The preceding analysis (see parts 1, 2, 3, & 4) makes abundantly clear how dangerous the draft advisory opinion of the Codes of Conduct Committee is. Its attempt to change the applicable ethical guidance is based on logic that, if taken at face value and applied across the board, would wreak havoc on judges’ ability to connect not only to the legal profession, but also to the institutions of faith, education, and community with which Canon 4 explicitly contemplates they will involve themselves.
The draft opinion’s carveout for the ABA is transparently selective. This would remain the case if the Committee digs in with respect to the Federalist Society and then limits the trajectory of its guidance to spare the many institutions that do engage in issue advocacy from its wrecking ball on judicial membership. Neither does it help their analysis to lump apples with oranges by suggesting a false equivalency between the Society and the stridently activist American Constitution Society. The whole objective of judicial line-drawing is to make the line straight.
To be sure, judges have special obligations to comply with a dedicated code of ethics. These obligations include impartiality and standards of recusal when such obligations cannot be met in individual cases. But a blanket prohibition on judges, law clerks, and staff attorneys belonging to a particular organization is something very different. It’s an ideological hit job on a network of lawyers who are being punished for their success in the marketplace of legal ideas. This violates two basic principles that judges are bound to apply in their First Amendment cases: respect for the freedom of association and viewpoint neutrality.
Questions naturally follow about how the advisory opinion was drafted. Not much is known about the operation of the Committee on Codes of Conduct. It has 15 members, all judges who are appointed to that body by the chief justice. Eight of those judges were appointed to the bench by Democratic presidents versus five by Republicans. The two other members are a magistrate judge and a bankruptcy judge, so neither was a presidential appointment.
Committee members include Senator Sheldon Whitehouse’s friend John McConnell, who along with his wife had donated almost $700,000 to Democratic candidates at the time President Obama nominated him to the district court in Rhode Island.
Another member, Fourth Circuit judge Albert Diaz, has served as both chairman of the Appellate Judges Conference of the ABA and as a member of the Hispanic National Bar Association (HNBA)’s Judicial Council. I previously discussed the ABA’s positions. The HNBA takes positions on numerous issues as well, including a 2019 immigration resolution it adopted that among other things reiterated its past support of the DREAM Act and was critical of President Trump’s policy toward DACA recipients.

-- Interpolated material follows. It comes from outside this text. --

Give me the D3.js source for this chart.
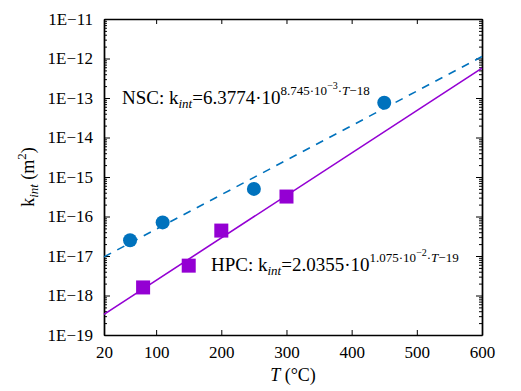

Also in 2019, Diaz wrote the majority opinion for the Fourth Circuit holding that the administration’s decision to rescind DACA is arbitrary and capricious under the Administrative Procedure Act.
Another circuit judge on the Committee, Mary Murguia, whom Obama elevated from the District of Arizona to the Ninth Circuit, has also been a member of the ABA and HNBA, not to mention other left-leaning affinity bar associations including the Association of Trial Lawyers of America. She has twice made Ed Whelan’s “This Day in Liberal Judicial Activism” feature here, which is not easy for a lower court judge to do.
In one case decided as a district judge, Whelan notes the “verbal somersaults” she did in 2011 to hold that there was “insufficient evidence” the defendant Elton Simpson’s false statements to the FBI about traveling to Somalia “‘involved’ international terrorism.” This despite his having “expressed sympathy and admiration for individuals who ‘fight’ non-Muslims as well as his belief in the establishment of Shariah law, all over the world including in Somalia.” Four years later, Simpson perpetrated the jihadist attack at the Curtis Culwell Center in Garland, Texas. In a 2012 case, Murguia joined Stephen Reinhardt’s opinion for a divided Ninth Circuit panel regarding federal habeas relief in Jackson v. Nevada. The Supreme Court followed with a unanimous summary reversal in a per curiam opinion that suggested the lower court had employed an “imaginative extension of existing case law.”
Another member, Timothy Black, served for several years as director and later president of the Planned Parenthood Association of Cincinnati before his appointment to the Southern District of Ohio. On the bench, he is perhaps best known as the trial judge in James Obergefell’s challenge who held Ohio’s refusal to recognize same-sex marriage unconstitutional before the Supreme Court narrowly reached the same conclusion on appeal.
Sadly, it is no surprise that the Codes of Conduct Committee would employ a political rather than a judicial process to give us its draft advisory opinion. We deserve to know the details of that process. How did the Committee arrive at its opinion? Were judges permitted to vote against it? If so, what was the margin of the vote? Were any judges allowed to file a dissenting view? Who drafted the advisory opinion itself? Does the Committee intend to sideline one of the most important organizations in the legal community without disclosing how it arrived at such an absurd proposal?